By Nathan Jamail – Sales Keynote Speaker
There’s a common trap I see as a Sales Keynote Speaker over and over again when I’m coaching or speaking to sales leaders across industries:
They treat their top performers like they don’t need development.
On the surface, it makes sense. They’re crushing their numbers, they’ve earned your trust, and you’ve got other reps who seem to need your time more. But here’s the thing – when you stop developing your best people, you start losing them.
Your top reps still crave coaching – even if they won’t ask for it.
Great performers are wired for growth. They thrive on challenge and recognition. When a sales leader starts assuming “they’ve got it handled,” that’s the moment complacency (and sometimes resentment) sneaks in.
These are the people who want to be pushed, who want feedback that makes them sharper, and who want to know they still have room to grow under your leadership. Ignore that, and they’ll either plateau – or worse, take their talent somewhere they feel challenged again.
“They don’t need me” is lazy leadership.
I know that sounds harsh, but it’s true. Leadership isn’t about making your own job easier – it’s about making your people better. Your A-players might not need you to teach them how to close, but they still need you to coach them through:
Mindset and consistency. Even top reps have slumps – and they want a leader who sees it before it spirals.
New goals. Once they’ve hit their quota, what’s next? Top performers hate standing still.
Bigger opportunities. Help them expand their skill set, not just their numbers.
The best leaders coach everyone, not just the ones struggling.

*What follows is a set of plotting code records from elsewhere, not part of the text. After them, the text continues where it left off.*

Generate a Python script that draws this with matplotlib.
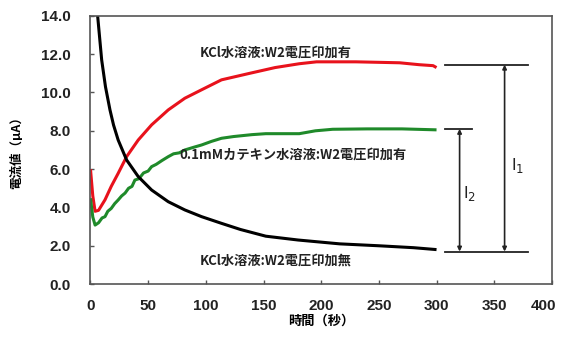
import matplotlib
matplotlib.use("Agg")
import matplotlib.pyplot as plt
from matplotlib.transforms import ScaledTranslation

plt.rcParams['font.family'] = ['Noto Sans CJK JP', 'DejaVu Sans']

# Data
t_black = [4, 6.2, 9.7, 13, 16.9, 20, 24, 31.3, 41.4, 53, 67.4, 81.8, 96.3, 113.6, 130, 152, 180, 216, 250, 280, 300]
v_black = [15.5, 14.0, 11.7, 10.3, 9.09, 8.3, 7.52, 6.48, 5.61, 4.91, 4.30, 3.87, 3.52, 3.17, 2.85, 2.5, 2.3, 2.1, 2.0, 1.9, 1.8]

t_red = [0, 2, 4, 7, 12.6, 18, 24, 31.3, 41.4, 53, 67.4, 81.8, 96.3, 113.6, 138, 160, 181, 196, 230, 268, 285, 297, 300]
v_red = [6.0, 4.6, 3.8, 3.85, 4.4, 5.1, 5.78, 6.65, 7.52, 8.31, 9.09, 9.7, 10.14, 10.66, 11.0, 11.3, 11.5, 11.6, 11.6, 11.55, 11.45, 11.4, 11.3]

t_green = [0, 2, 4, 7, 10, 12.6, 15, 18, 21, 24, 27, 30, 33, 36, 38.5, 42, 46, 50, 53, 57, 62, 67.4,
           72, 77, 81.8, 90, 96.3, 105, 113.6, 124, 140, 152, 181, 195, 210, 240, 270, 300]
v_green = [4.48, 3.5, 3.08, 3.2, 3.45, 3.52, 3.8, 3.95, 4.2, 4.39, 4.6, 4.75, 5.0, 5.1, 5.43, 5.5, 5.8, 5.9,
           6.13, 6.25, 6.45, 6.65, 6.8, 6.85, 7.0, 7.15, 7.26, 7.45, 7.61, 7.7, 7.8, 7.85, 7.85, 8.0, 8.08,
           8.1, 8.1, 8.05]

label_red = "KCl水溶液:W2電圧印加有"
label_green = "0.1mMカテキン水溶液:W2電圧印加有"
label_black = "KCl水溶液:W2電圧印加無"

y_ticks = [0, 2, 4, 6, 8, 10, 12, 14]
x_ticks = [0, 50, 100, 150, 200, 250, 300, 350, 400]

# annotation levels
lvl_i1_top = 11.45
lvl_i2_top = 8.1
lvl_bottom = 1.7

fig = plt.figure(figsize=(5.62, 3.37), dpi=100)
ax = fig.add_axes([0.161, 0.157, 0.821, 0.796])

ax.plot(t_red, v_red, color='#e8121c', lw=2.2, solid_capstyle='butt', solid_joinstyle='round')
ax.plot(t_green, v_green, color='#1f8a2a', lw=2.2, solid_capstyle='butt', solid_joinstyle='round')
ax.plot(t_black, v_black, color='black', lw=2.2, solid_capstyle='butt', solid_joinstyle='round')

ax.set_xlim(0, 400)
ax.set_ylim(0, 14)
ax.set_xticks(x_ticks)
ax.set_yticks(y_ticks)
ax.set_yticklabels([f"{v:.1f}" for v in y_ticks])
ax.set_xticklabels([str(v) for v in x_ticks])
ax.tick_params(direction='in', length=3, width=1, colors='#555555', labelcolor='#222222')
ax.tick_params(axis='x', pad=11)
ax.tick_params(axis='y', pad=14)
for lab in ax.get_xticklabels() + ax.get_yticklabels():
    lab.set_fontfamily(['Liberation Sans', 'DejaVu Sans'])
    lab.set_fontsize(11)
    lab.set_fontweight('bold')
last = ax.get_xticklabels()[-1]
last.set_transform(last.get_transform() + ScaledTranslation(-6 / 72, 0, fig.dpi_scale_trans))
for s in ax.spines.values():
    s.set_color('#555555')
    s.set_linewidth(1.2)

ax.set_ylabel("電流値（μA）", fontsize=9, fontweight='bold', labelpad=13)
ax.set_xlabel("時間（秒）", fontsize=9.5, fontweight='bold', labelpad=0)

ax.text(95, 12.1, label_red, fontsize=9.5, fontweight='bold', va='center', ha='left', color='#222222')
ax.text(77, 6.75, label_green, fontsize=9.5, fontweight='bold', va='center', ha='left', color='#222222')
ax.text(95, 1.25, label_black, fontsize=9.5, fontweight='bold', va='center', ha='left', color='#222222')

# reference lines
ax.plot([307, 379], [lvl_i1_top, lvl_i1_top], color='#222222', lw=1.3)
ax.plot([307, 331], [lvl_i2_top, lvl_i2_top], color='#222222', lw=1.3)
ax.plot([307, 379], [lvl_bottom, lvl_bottom], color='#222222', lw=1.3)
arrow = dict(arrowstyle='<|-|>', color='#222222', lw=1.2, mutation_scale=6, shrinkA=0, shrinkB=0)
ax.annotate('', xy=(320, lvl_i2_top), xytext=(320, lvl_bottom), arrowprops=arrow)
ax.annotate('', xy=(359, lvl_i1_top), xytext=(359, lvl_bottom), arrowprops=arrow)
ax.text(329, 4.75, "I$_2$", fontsize=12, ha='center', va='center', color='#222222',
        family=['Liberation Sans', 'DejaVu Sans'])
ax.text(370, 6.2, "I$_1$", fontsize=12, ha='center', va='center', color='#222222',
        family=['Liberation Sans', 'DejaVu Sans'])

fig.savefig("out.png", dpi=100)
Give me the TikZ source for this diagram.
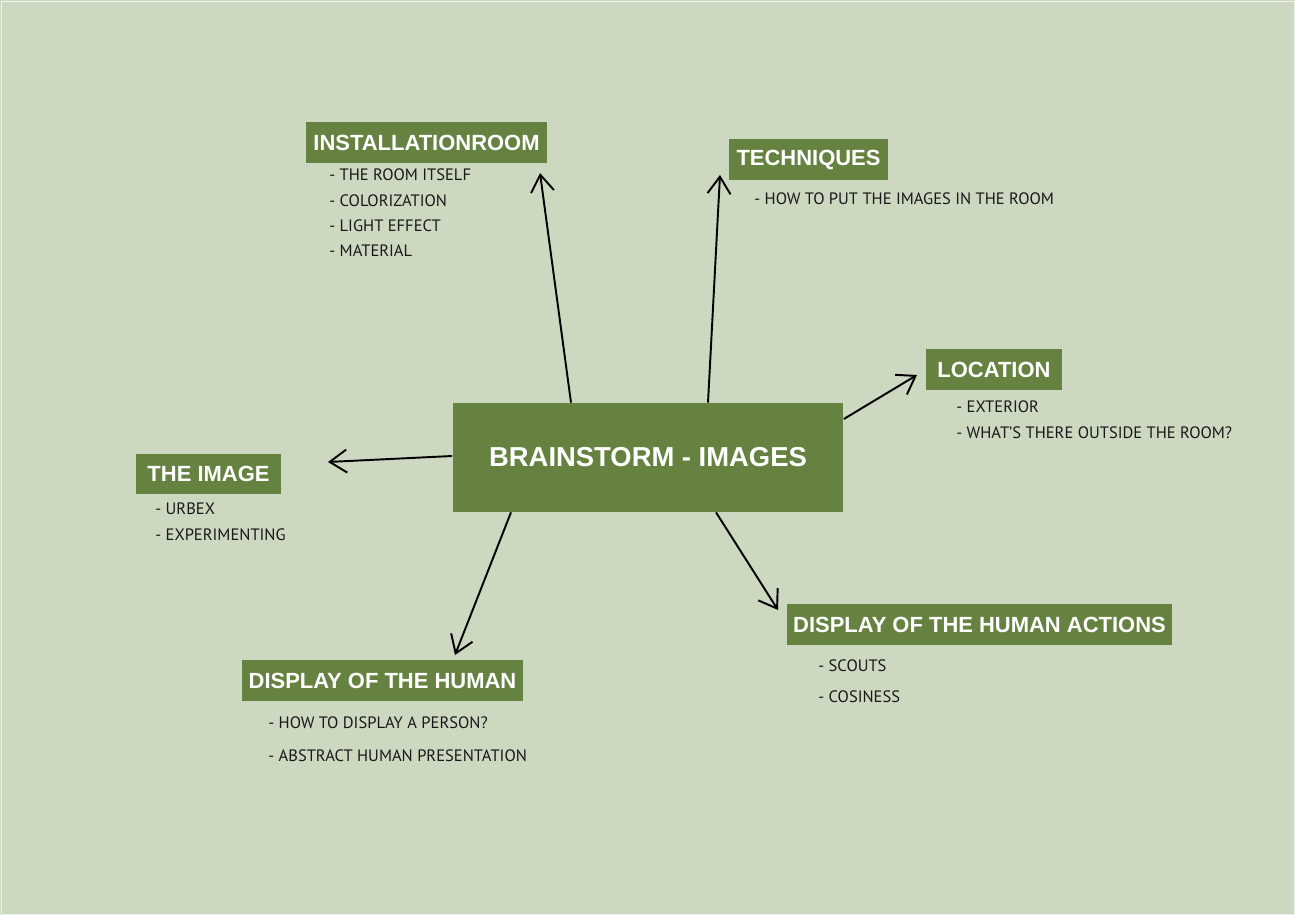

If you’re only spending your coaching time on the bottom performers, you’re not managing – you’re babysitting. Real leadership is proactive, not reactive.
The best teams I’ve ever worked with all have one thing in common: their leaders coach everyone, all the time. The top reps feel valued and challenged, the middle gets inspired to rise up, and the bottom starts improving from watching excellence in motion.
Remember: retention starts with attention.
Your best people are your most vulnerable assets. They’re in high demand. If they don’t feel seen, challenged, and supported – they’ll find a leader who makes them feel that way.
So the next time you’re deciding who to invest your time in, flip the script. Coach your top performers like they’re rookies again.
Challenge them, grow them, and remind them that great never means done.
That’s how you keep your best – and build even better.